Charts and diagrams as code
# # #

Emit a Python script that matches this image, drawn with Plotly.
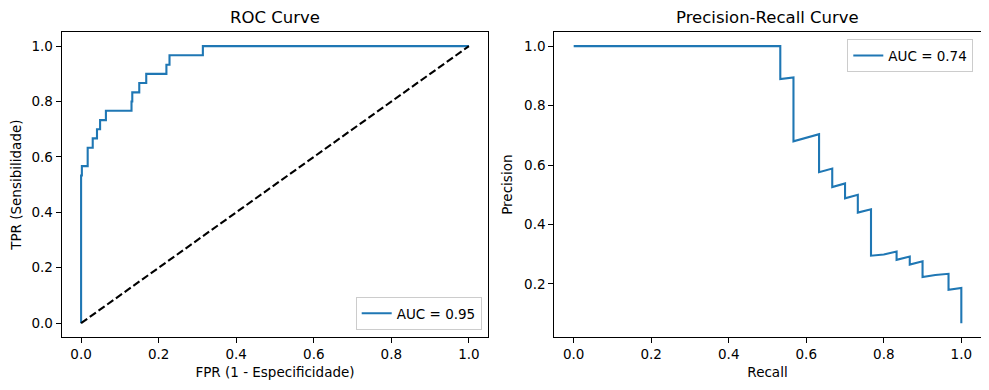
import plotly.graph_objects as go

# ROC curve data
roc_fpr = [0.0, 0.0, 0.002, 0.002, 0.017, 0.017, 0.030, 0.030, 0.041, 0.041, 0.049, 0.049,
           0.064, 0.064, 0.130, 0.130, 0.132, 0.132, 0.150, 0.150, 0.168, 0.168, 0.220, 0.220,
           0.228, 0.228, 0.314, 0.314, 1.0]
roc_tpr = [0.0, 0.533, 0.533, 0.567, 0.567, 0.633, 0.633, 0.667, 0.667, 0.700, 0.700, 0.733,
           0.733, 0.767, 0.767, 0.800, 0.800, 0.833, 0.833, 0.867, 0.867, 0.900, 0.900, 0.933,
           0.933, 0.967, 0.967, 1.0, 1.0]
diag_x = [0, 1]
diag_y = [0, 1]

# Precision-Recall data
pr_recall = [0.0, 0.533, 0.533, 0.567, 0.567, 0.633, 0.633, 0.667, 0.667, 0.700, 0.700,
             0.733, 0.733, 0.767, 0.767, 0.800, 0.833, 0.833, 0.867, 0.867, 0.900, 0.900,
             0.933, 0.967, 0.967, 1.0, 1.0]
pr_precision = [1.0, 1.0, 0.889, 0.895, 0.680, 0.704, 0.576, 0.588, 0.526, 0.538, 0.488,
                0.500, 0.440, 0.451, 0.295, 0.299, 0.309, 0.281, 0.292, 0.265, 0.276, 0.223,
                0.230, 0.234, 0.180, 0.186, 0.068]

roc_label = "AUC = 0.95"
pr_label = "AUC = 0.74"
ticks = [0.0, 0.2, 0.4, 0.6, 0.8, 1.0]
tick_text = ["0.0", "0.2", "0.4", "0.6", "0.8", "1.0"]

OFF = 8  # default page body margin
W, H = 989 - OFF, 390 - OFF
BLUE = "#1f77b4"
FONT = "DejaVu Sans"

def pad_range(vals):
    lo, hi = min(vals), max(vals)
    s = hi - lo
    return [lo - 0.05 * s, hi + 0.05 * s]

fig = go.Figure()
fig.add_trace(go.Scatter(x=roc_fpr, y=roc_tpr, mode="lines", name=roc_label,
                         line=dict(color=BLUE, width=2.1), xaxis="x", yaxis="y",
                         legend="legend"))
fig.add_trace(go.Scatter(x=diag_x, y=diag_y, mode="lines", showlegend=False,
                         line=dict(color="black", width=2.1, dash="7.5px,3.2px"),
                         xaxis="x", yaxis="y"))
fig.add_trace(go.Scatter(x=pr_recall, y=pr_precision, mode="lines", name=pr_label,
                         line=dict(color=BLUE, width=2.1), xaxis="x2", yaxis="y2",
                         legend="legend2"))

L1, R1 = 61.7 - OFF, 488.3 - OFF
L2, R2 = 554.3 - OFF, 980.7 - OFF
T, B = 32.3 - OFF, 337.0 - OFF

common = dict(showline=True, mirror=True, linecolor="black", linewidth=1.1,
              ticks="outside", ticklen=5, tickwidth=1.1, tickcolor="black",
              showgrid=False, zeroline=False, automargin=False,
              tickfont=dict(family=FONT, size=13.5, color="black"),
              tickvals=ticks, ticktext=tick_text)

fig.update_layout(
    width=W, height=H, margin=dict(l=0, r=0, t=0, b=0),
    paper_bgcolor="white", plot_bgcolor="white",
    font=dict(family=FONT, color="black"),
    xaxis=dict(domain=[L1 / W, R1 / W], range=pad_range(roc_fpr), anchor="y",
               title=dict(text="FPR (1 - Especificidade)", standoff=6,
                          font=dict(family=FONT, size=13.5)), **common),
    yaxis=dict(domain=[1 - B / H, 1 - T / H], range=pad_range(roc_tpr), anchor="x",
               title=dict(text="TPR (Sensibilidade)", standoff=8,
                          font=dict(family=FONT, size=13.5)), **common),
    xaxis2=dict(domain=[L2 / W, R2 / W], range=pad_range(pr_recall), anchor="y2",
                title=dict(text="Recall", standoff=6,
                           font=dict(family=FONT, size=13.5)), **common),
    yaxis2=dict(domain=[1 - B / H, 1 - T / H], range=pad_range(pr_precision), anchor="x2",
                title=dict(text="Precision", standoff=8,
                           font=dict(family=FONT, size=13.5)), **common),
    legend=dict(x=(481.7 - OFF) / W, y=1 - (330 - OFF) / H, xanchor="right", yanchor="bottom",
                bgcolor="rgba(255,255,255,0.8)", bordercolor="#cccccc", borderwidth=1,
                font=dict(family=FONT, size=13.5), itemwidth=30),
    legend2=dict(x=(973.3 - OFF) / W, y=1 - (39.3 - OFF) / H, xanchor="right", yanchor="top",
                 bgcolor="rgba(255,255,255,0.8)", bordercolor="#cccccc", borderwidth=1,
                 font=dict(family=FONT, size=13.5), itemwidth=30),
    annotations=[
        dict(text="ROC Curve", x=(L1 + R1) / 2 / W, y=1 - T / H, xref="paper", yref="paper",
             xanchor="center", yanchor="bottom", yshift=4, borderpad=0, showarrow=False,
             font=dict(family=FONT, size=16.5, color="black")),
        dict(text="Precision-Recall Curve", x=(L2 + R2) / 2 / W, y=1 - T / H, xref="paper",
             yref="paper", xanchor="center", yanchor="bottom", yshift=4, borderpad=0,
             showarrow=False, font=dict(family=FONT, size=16.5, color="black")),
    ],
)

fig.write_html("out.html")
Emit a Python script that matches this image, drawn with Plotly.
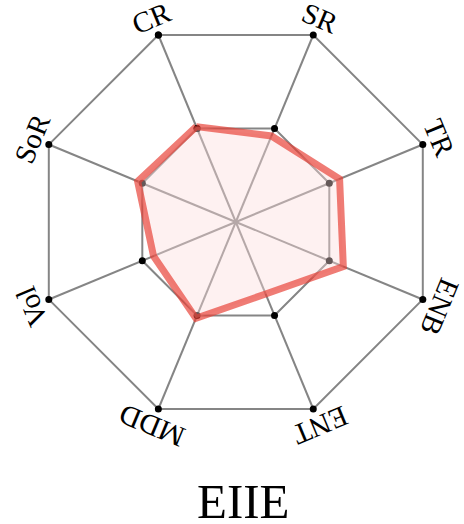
import math
import plotly.graph_objects as go

categories = ["CR", "SR", "TR", "ENB", "ENT", "MDD", "Vol", "SoR"]
eiie_values = [0.51, 0.46, 0.555, 0.575, 0.385, 0.515, 0.44, 0.525]
grid_levels = [0.5, 1.0]
title_text = "EIIE"

W, H = 464, 524
CX, CY, R = 235.8, 222.0, 202.4   # pixel centre and radius of the outer octagon
RMAX = 1.06                         # radial range beyond the outer octagon

closed_theta = categories + [categories[0]]

fig = go.Figure()

# spokes
spoke_r, spoke_t = [], []
for c in categories:
    spoke_r += [0, 1, None]
    spoke_t += [c, c, None]
fig.add_trace(go.Scatterpolar(
    r=spoke_r, theta=spoke_t, mode="lines",
    line=dict(color="#858585", width=2),
    hoverinfo="skip", showlegend=False))

# grid octagons with vertex dots
for lvl in grid_levels:
    fig.add_trace(go.Scatterpolar(
        r=[lvl] * (len(categories) + 1), theta=closed_theta,
        mode="lines+markers",
        line=dict(color="#858585", width=2),
        marker=dict(color="black", size=7),
        cliponaxis=False, hoverinfo="skip", showlegend=False))

# translucent fill
fig.add_trace(go.Scatterpolar(
    r=eiie_values + [eiie_values[0]], theta=closed_theta,
    mode="lines", fill="toself",
    fillcolor="rgba(252,220,220,0.4)",
    line=dict(width=0, color="rgba(0,0,0,0)"),
    hoverinfo="skip", showlegend=False))

# red outline
fig.add_trace(go.Scatterpolar(
    r=eiie_values + [eiie_values[0]], theta=closed_theta,
    mode="lines",
    line=dict(color="rgba(232,62,52,0.68)", width=7),
    hoverinfo="skip", showlegend=False))

RD = R * RMAX
dom_x = [(CX - RD) / W, (CX + RD) / W]
dom_y = [1 - (CY + RD) / H, 1 - (CY - RD) / H]

fig.update_layout(
    width=W, height=H,
    margin=dict(l=0, r=0, t=0, b=0),
    paper_bgcolor="white", plot_bgcolor="white",
    showlegend=False,
    polar=dict(
        domain=dict(x=dom_x, y=dom_y),
        bgcolor="rgba(0,0,0,0)",
        gridshape="linear",
        radialaxis=dict(range=[0, RMAX], visible=False, showgrid=False),
        angularaxis=dict(
            categoryorder="array", categoryarray=categories,
            rotation=112.5, direction="clockwise",
            showgrid=False, showline=False,
            showticklabels=False, ticks=""),
    ),
)

# rotated axis labels
n = len(categories)
label_r = 1.09 * R
annotations = []
for i, name in enumerate(categories):
    ang = -22.5 + i * 360.0 / n
    rad = math.radians(ang)
    px = CX + label_r * math.sin(rad)
    py = CY - label_r * math.cos(rad)
    ta = ang if ang <= 180 else ang - 360
    annotations.append(dict(
        x=px / W, y=1 - py / H, xref="paper", yref="paper",
        text=name, showarrow=False, textangle=ta,
        xanchor="center", yanchor="middle",
        font=dict(family="Liberation Serif", size=29, color="black")))

annotations.append(dict(
    x=243.3 / W, y=1 - 501 / H, xref="paper", yref="paper",
    text=title_text, showarrow=False, xanchor="center", yanchor="middle",
    font=dict(family="Liberation Serif", size=49, color="black")))

fig.update_layout(annotations=annotations)

fig.write_html(
    "out.html",
    config={"displayModeBar": False},
    post_script="document.body.style.margin='0';document.body.style.padding='0';")
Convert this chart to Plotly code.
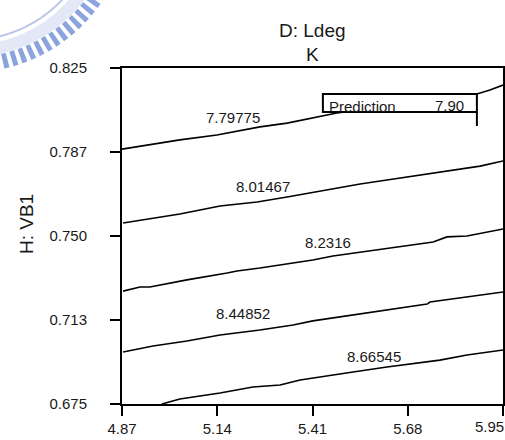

# # #

### Aim of the task
Up to and including the line containing "return [lo - 0.05 * s, hi + 0.05 * s]", quote each line of the entries above from the very first, please, exactly and without images.

### Output for this exercise
Emit a Python script that matches this image, drawn with Plotly.
import plotly.graph_objects as go

# ROC curve data
roc_fpr = [0.0, 0.0, 0.002, 0.002, 0.017, 0.017, 0.030, 0.030, 0.041, 0.041, 0.049, 0.049,
           0.064, 0.064, 0.130, 0.130, 0.132, 0.132, 0.150, 0.150, 0.168, 0.168, 0.220, 0.220,
           0.228, 0.228, 0.314, 0.314, 1.0]
roc_tpr = [0.0, 0.533, 0.533, 0.567, 0.567, 0.633, 0.633, 0.667, 0.667, 0.700, 0.700, 0.733,
           0.733, 0.767, 0.767, 0.800, 0.800, 0.833, 0.833, 0.867, 0.867, 0.900, 0.900, 0.933,
           0.933, 0.967, 0.967, 1.0, 1.0]
diag_x = [0, 1]
diag_y = [0, 1]

# Precision-Recall data
pr_recall = [0.0, 0.533, 0.533, 0.567, 0.567, 0.633, 0.633, 0.667, 0.667, 0.700, 0.700,
             0.733, 0.733, 0.767, 0.767, 0.800, 0.833, 0.833, 0.867, 0.867, 0.900, 0.900,
             0.933, 0.967, 0.967, 1.0, 1.0]
pr_precision = [1.0, 1.0, 0.889, 0.895, 0.680, 0.704, 0.576, 0.588, 0.526, 0.538, 0.488,
                0.500, 0.440, 0.451, 0.295, 0.299, 0.309, 0.281, 0.292, 0.265, 0.276, 0.223,
                0.230, 0.234, 0.180, 0.186, 0.068]

roc_label = "AUC = 0.95"
pr_label = "AUC = 0.74"
ticks = [0.0, 0.2, 0.4, 0.6, 0.8, 1.0]
tick_text = ["0.0", "0.2", "0.4", "0.6", "0.8", "1.0"]

OFF = 8  # default page body margin
W, H = 989 - OFF, 390 - OFF
BLUE = "#1f77b4"
FONT = "DejaVu Sans"

def pad_range(vals):
    lo, hi = min(vals), max(vals)
    s = hi - lo
    return [lo - 0.05 * s, hi + 0.05 * s]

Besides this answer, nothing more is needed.